Entries with chart source code
- - - -
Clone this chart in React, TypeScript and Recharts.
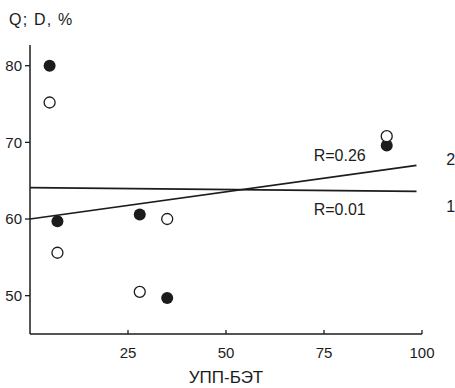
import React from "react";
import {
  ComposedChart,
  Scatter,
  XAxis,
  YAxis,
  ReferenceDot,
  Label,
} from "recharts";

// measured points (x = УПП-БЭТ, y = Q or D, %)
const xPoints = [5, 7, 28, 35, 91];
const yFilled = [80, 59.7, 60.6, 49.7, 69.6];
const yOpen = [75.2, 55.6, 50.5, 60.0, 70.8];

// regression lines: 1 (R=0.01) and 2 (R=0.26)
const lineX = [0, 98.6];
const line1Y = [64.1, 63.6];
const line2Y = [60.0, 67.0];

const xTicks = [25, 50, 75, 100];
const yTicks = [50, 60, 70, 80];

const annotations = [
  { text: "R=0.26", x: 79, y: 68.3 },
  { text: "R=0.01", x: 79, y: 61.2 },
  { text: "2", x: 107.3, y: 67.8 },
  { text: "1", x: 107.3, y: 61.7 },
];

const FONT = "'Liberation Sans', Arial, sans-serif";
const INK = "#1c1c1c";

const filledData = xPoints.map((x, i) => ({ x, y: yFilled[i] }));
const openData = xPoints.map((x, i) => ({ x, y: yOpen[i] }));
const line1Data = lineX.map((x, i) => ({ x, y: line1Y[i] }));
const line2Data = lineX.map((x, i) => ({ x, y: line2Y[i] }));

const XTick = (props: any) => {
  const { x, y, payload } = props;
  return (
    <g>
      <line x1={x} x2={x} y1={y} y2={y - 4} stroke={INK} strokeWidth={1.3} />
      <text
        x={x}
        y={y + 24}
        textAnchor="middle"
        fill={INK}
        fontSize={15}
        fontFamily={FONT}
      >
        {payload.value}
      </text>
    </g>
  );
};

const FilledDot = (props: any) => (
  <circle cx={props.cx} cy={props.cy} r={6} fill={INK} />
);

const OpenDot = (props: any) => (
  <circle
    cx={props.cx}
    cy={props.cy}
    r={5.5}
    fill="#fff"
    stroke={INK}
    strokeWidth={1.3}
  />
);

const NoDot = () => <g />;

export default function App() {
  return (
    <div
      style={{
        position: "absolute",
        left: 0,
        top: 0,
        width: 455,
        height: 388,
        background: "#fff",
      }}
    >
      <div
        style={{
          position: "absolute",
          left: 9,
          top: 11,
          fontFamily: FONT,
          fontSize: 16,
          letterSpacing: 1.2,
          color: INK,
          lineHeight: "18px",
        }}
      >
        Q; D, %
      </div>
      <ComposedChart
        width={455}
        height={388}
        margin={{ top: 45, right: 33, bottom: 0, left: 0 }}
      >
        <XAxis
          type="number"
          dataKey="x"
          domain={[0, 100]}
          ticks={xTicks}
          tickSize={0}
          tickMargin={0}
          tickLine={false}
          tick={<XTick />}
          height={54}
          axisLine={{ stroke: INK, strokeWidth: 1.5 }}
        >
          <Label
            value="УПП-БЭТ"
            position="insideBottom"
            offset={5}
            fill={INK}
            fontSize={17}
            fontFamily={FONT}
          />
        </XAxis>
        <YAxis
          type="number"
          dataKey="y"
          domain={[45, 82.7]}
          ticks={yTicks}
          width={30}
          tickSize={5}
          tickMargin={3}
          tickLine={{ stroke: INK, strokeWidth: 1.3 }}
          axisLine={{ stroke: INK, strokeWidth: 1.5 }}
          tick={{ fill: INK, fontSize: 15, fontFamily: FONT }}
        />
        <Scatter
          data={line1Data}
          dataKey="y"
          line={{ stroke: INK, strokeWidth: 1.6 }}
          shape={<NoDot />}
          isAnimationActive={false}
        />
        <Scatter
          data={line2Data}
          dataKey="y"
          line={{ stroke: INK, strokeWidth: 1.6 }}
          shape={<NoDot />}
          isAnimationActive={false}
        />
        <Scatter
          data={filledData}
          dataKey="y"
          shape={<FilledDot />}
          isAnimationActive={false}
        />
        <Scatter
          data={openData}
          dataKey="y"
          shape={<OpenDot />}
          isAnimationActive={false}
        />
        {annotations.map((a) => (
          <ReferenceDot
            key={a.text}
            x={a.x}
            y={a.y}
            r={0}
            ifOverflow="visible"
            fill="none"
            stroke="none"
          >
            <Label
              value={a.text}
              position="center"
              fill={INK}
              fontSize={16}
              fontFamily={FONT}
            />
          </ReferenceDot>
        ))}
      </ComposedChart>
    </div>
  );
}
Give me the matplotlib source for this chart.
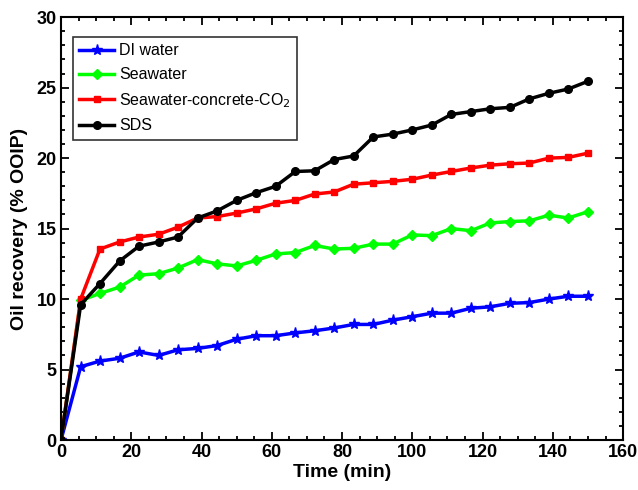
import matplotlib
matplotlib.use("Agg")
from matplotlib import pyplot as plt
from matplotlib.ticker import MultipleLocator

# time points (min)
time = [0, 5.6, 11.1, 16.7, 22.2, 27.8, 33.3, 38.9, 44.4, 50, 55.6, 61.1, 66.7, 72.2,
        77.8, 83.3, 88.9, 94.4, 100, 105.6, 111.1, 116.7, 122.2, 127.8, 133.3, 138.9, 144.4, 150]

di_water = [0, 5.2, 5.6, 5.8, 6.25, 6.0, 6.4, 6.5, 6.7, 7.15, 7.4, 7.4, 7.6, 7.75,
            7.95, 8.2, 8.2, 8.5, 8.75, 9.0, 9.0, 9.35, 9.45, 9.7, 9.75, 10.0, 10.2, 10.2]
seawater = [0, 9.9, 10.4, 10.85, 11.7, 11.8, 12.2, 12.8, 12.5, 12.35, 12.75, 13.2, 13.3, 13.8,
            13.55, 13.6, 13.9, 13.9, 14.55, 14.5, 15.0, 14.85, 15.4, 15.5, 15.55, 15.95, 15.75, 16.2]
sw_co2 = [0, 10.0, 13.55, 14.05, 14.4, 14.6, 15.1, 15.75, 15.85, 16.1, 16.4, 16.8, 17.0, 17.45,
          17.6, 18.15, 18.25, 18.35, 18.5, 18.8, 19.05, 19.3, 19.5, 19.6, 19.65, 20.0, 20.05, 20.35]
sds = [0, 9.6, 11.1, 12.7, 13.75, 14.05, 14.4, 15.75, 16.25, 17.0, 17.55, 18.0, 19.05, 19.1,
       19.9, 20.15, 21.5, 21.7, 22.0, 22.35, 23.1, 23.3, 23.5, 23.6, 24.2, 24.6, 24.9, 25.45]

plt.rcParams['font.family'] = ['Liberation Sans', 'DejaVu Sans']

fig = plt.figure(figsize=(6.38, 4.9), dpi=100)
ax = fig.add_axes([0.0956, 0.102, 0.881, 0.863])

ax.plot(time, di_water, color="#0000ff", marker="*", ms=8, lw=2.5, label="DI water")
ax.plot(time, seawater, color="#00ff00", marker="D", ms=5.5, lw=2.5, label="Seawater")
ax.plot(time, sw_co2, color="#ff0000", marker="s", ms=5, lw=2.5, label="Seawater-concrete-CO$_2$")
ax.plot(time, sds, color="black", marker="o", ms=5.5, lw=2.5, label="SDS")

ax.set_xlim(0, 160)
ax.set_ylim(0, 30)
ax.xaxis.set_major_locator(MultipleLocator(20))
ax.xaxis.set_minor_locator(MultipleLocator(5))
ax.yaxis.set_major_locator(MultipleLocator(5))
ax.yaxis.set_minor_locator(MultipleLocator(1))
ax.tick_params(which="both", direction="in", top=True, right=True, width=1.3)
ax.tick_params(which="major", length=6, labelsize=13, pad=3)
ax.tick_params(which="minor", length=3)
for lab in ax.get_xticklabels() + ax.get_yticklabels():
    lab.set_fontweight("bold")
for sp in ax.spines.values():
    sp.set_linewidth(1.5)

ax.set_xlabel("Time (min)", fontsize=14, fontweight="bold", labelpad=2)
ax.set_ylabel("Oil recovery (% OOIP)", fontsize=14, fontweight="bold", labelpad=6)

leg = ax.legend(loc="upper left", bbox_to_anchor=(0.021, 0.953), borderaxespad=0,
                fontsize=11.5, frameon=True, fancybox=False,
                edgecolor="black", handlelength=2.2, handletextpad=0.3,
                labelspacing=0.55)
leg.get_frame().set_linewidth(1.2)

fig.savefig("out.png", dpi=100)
- - - -
Restate each line from the start of the listing through the line bearing "const yOpen = [75.2, 55.6, 50.5, 60.0, 70.8];" word for word. Drop the pictures.

Clone this chart in React, TypeScript and Recharts.
import React from "react";
import {
  ComposedChart,
  Scatter,
  XAxis,
  YAxis,
  ReferenceDot,
  Label,
} from "recharts";

// measured points (x = УПП-БЭТ, y = Q or D, %)
const xPoints = [5, 7, 28, 35, 91];
const yFilled = [80, 59.7, 60.6, 49.7, 69.6];
const yOpen = [75.2, 55.6, 50.5, 60.0, 70.8];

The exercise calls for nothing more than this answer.